Uluslararası ve bölgesel güçler arasında, Mollalar Cumhuriyeti gibi projesi için savaşacak ve onu savunacak milis grupları olan kimse yok. ABD, Rusya, Türkiye ve İsrail işgal için ordularını, içeriden ve dışarıdan paralı askerler kullanıyorlar. İran’a gelince, Yemen, Irak, Suriye ve Lübnan'ı bu ülkelerin evlatlarından oluşan milis gruplarla "işgal ediyor".
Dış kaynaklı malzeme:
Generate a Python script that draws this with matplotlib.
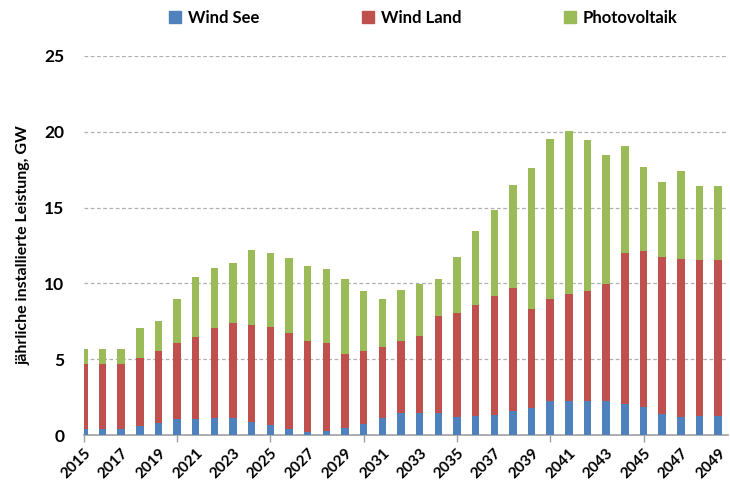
import numpy as np
import matplotlib.pyplot as plt
from matplotlib.patches import Patch

plt.rcParams['font.family'] = ['Lato', 'DejaVu Sans']

years = np.arange(2015, 2050)

# cumulative tops (GW)
see_top = [0.37, 0.37, 0.37, 0.59, 0.77, 1.03, 1.03, 1.12, 1.12, 0.86,
           0.64, 0.37, 0.20, 0.24, 0.46, 0.73, 1.12, 1.43, 1.43, 1.43,
           1.17, 1.23, 1.30, 1.56, 1.76, 2.26, 2.26, 2.26, 2.26, 2.07,
           1.87, 1.36, 1.17, 1.23, 1.23]
land_top = [4.68, 4.68, 4.68, 5.08, 5.52, 6.05, 6.49, 7.06, 7.37, 7.26,
            7.12, 6.73, 6.22, 6.09, 5.34, 5.52, 5.83, 6.22, 6.53, 7.83,
            8.07, 8.60, 9.17, 9.70, 8.33, 8.99, 9.30, 9.50, 9.96, 12.00,
            12.14, 11.74, 11.61, 11.54, 11.54]
pv_top = [5.65, 5.65, 5.65, 7.06, 7.50, 8.99, 10.44, 11.02, 11.35, 12.18,
          11.98, 11.65, 11.15, 10.95, 10.27, 9.50, 8.97, 9.56, 9.98, 10.31,
          11.74, 13.46, 14.82, 16.47, 17.63, 19.50, 20.07, 19.44, 18.47, 19.04,
          17.70, 16.67, 17.44, 16.43, 16.43]

wind_see = np.array(see_top)
wind_land = np.array(land_top) - wind_see
pv = np.array(pv_top) - np.array(land_top)

labels = ['Wind See', 'Wind Land', 'Photovoltaik']
colors = ['#4F81BD', '#C0504D', '#9BBB59']

fig = plt.figure(figsize=(7.3, 4.82), dpi=100)
ax = fig.add_axes([0.1148, 0.0975, 0.883, 0.7865])

w = 0.4
ax.bar(years, wind_see, w, color=colors[0], zorder=3)
ax.bar(years, wind_land, w, bottom=wind_see, color=colors[1], zorder=3)
ax.bar(years, pv, w, bottom=wind_see + wind_land, color=colors[2], zorder=3)

ax.set_xlim(2015, 2049.55)
ax.set_ylim(0, 25)
ax.set_yticks(range(0, 30, 5))
ax.set_yticklabels([str(v) for v in range(0, 30, 5)], fontsize=12.5, fontweight='bold')
ax.tick_params(axis='y', length=0, pad=14)

for y in range(5, 30, 5):
    ax.axhline(y, color='#b0b0b0', linestyle=(0, (3, 2)), linewidth=0.9, zorder=1)

# labels every 2 years (no tick marks)
ax.set_xticks(np.arange(2015, 2050, 2))
ax.set_xticklabels([str(y) for y in range(2015, 2050, 2)],
                   rotation=45, ha='right', rotation_mode='anchor',
                   fontsize=11, fontweight='bold')
ax.tick_params(axis='x', length=0, pad=8)

# tick marks every 5 years
sec = ax.secondary_xaxis('bottom')
sec.set_xticks(np.arange(2015, 2050, 5))
sec.set_xticklabels([])
sec.tick_params(axis='x', length=5, width=1, color='#a0a0a0', direction='out')
sec.spines['bottom'].set_visible(False)

for s in ['top', 'right', 'left']:
    ax.spines[s].set_visible(False)
ax.spines['bottom'].set_color('#a0a0a0')
ax.spines['bottom'].set_linewidth(1.2)

ax.set_ylabel('jährliche installierte Leistung, GW', fontsize=11.5,
              fontweight='bold', labelpad=10)

handles = [Patch(color=c) for c in colors]
fig.legend(handles, labels, loc='center', bbox_to_anchor=(0.58, 0.963), ncol=3,
           frameon=False, prop={'size': 12, 'weight': 'bold'},
           handlelength=0.7, handleheight=0.7, handletextpad=0.4,
           columnspacing=6.2)

fig.savefig('out.png', dpi=100)
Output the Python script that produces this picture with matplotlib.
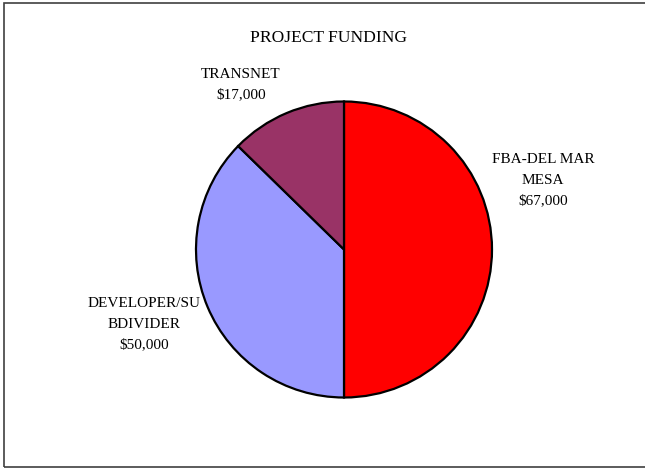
import matplotlib
matplotlib.use("Agg")
import matplotlib.pyplot as plt
from matplotlib.patches import Rectangle

categories = ["FBA-DEL MAR\nMESA", "DEVELOPER/SU\nBDIVIDER", "TRANSNET"]
values = [67000, 50000, 17000]
colors = ["#FF0000", "#9999FF", "#993366"]
title = "PROJECT FUNDING"

W, H = 645, 468
fig = plt.figure(figsize=(W / 100, H / 100), dpi=100)
ax = fig.add_axes([0, 0, 1, 1])
plt.rcParams['font.family'] = ['Liberation Serif', 'DejaVu Serif']

def Y(ypx):
    return H - ypx

ax.pie(values, colors=colors, startangle=90, counterclock=False,
       center=(344, Y(249.5)), radius=148,
       wedgeprops=dict(edgecolor="black", linewidth=1.6))
ax.set_xlim(0, W)
ax.set_ylim(0, H)
ax.set_aspect("auto")
ax.axis("off")

ax.text(329, Y(38), title, ha="center", va="center", fontsize=12.6,
        family="Liberation Serif")

label_pos = [(543, 180), (144.5, 324), (241, 85)]
for cat, val, (x, y) in zip(categories, values, label_pos):
    ax.text(x, Y(y), f"{cat}\n${val:,}", ha="center", va="center",
            fontsize=11, family="Liberation Serif", linespacing=1.72)

ax.add_patch(Rectangle((4, Y(467)), 700, 464, fill=False,
                       edgecolor="#404040", linewidth=1.2, clip_on=False))

fig.savefig("out.png", dpi=100)
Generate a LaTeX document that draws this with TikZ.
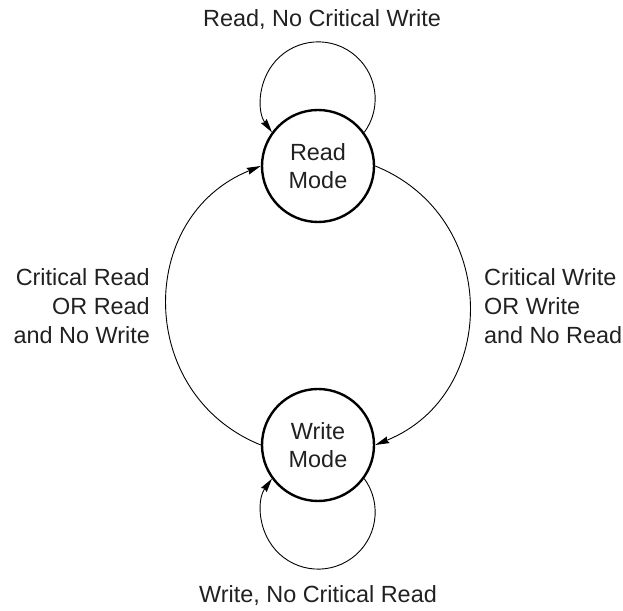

Milisler Velayet-i Fakih’e inanıyor ve bunu ümmetin kaderi olarak görüyorlar. Ancak bu emperyal proje birçok zorluk ve engelle karşı karşıya. Bunlar bir kısmıyla, İran'ın jeopolitik çatışmadaki emellerini sınırlayan bölgesel ve uluslararası güçlerin çıkarlarıyla çatışmasından kaynaklanıyor. Bir kısmını da çok mezhepli ülkeler üzerinde tek bir mezhep veya dini grubun hegemonyasını reddeden yerel güçlerle mücadele oluşturuyor.
Bu noktada şu basit soruyu sormalıyız; Irak’ın 1 buçuk milyondan oluşan eğitimli bir askeri kuvveti varken Haşdi Şabi’ye ihtiyacı var mı?
Cevap daha da basit; katiyen yok.
Gelgelelim, Haşdi Şabi ve milisleri yaratan emperyal proje hala bunu empoze etme gücüne sahip, ama nihayetinde gelecek yalnızca ulus devletlerindir.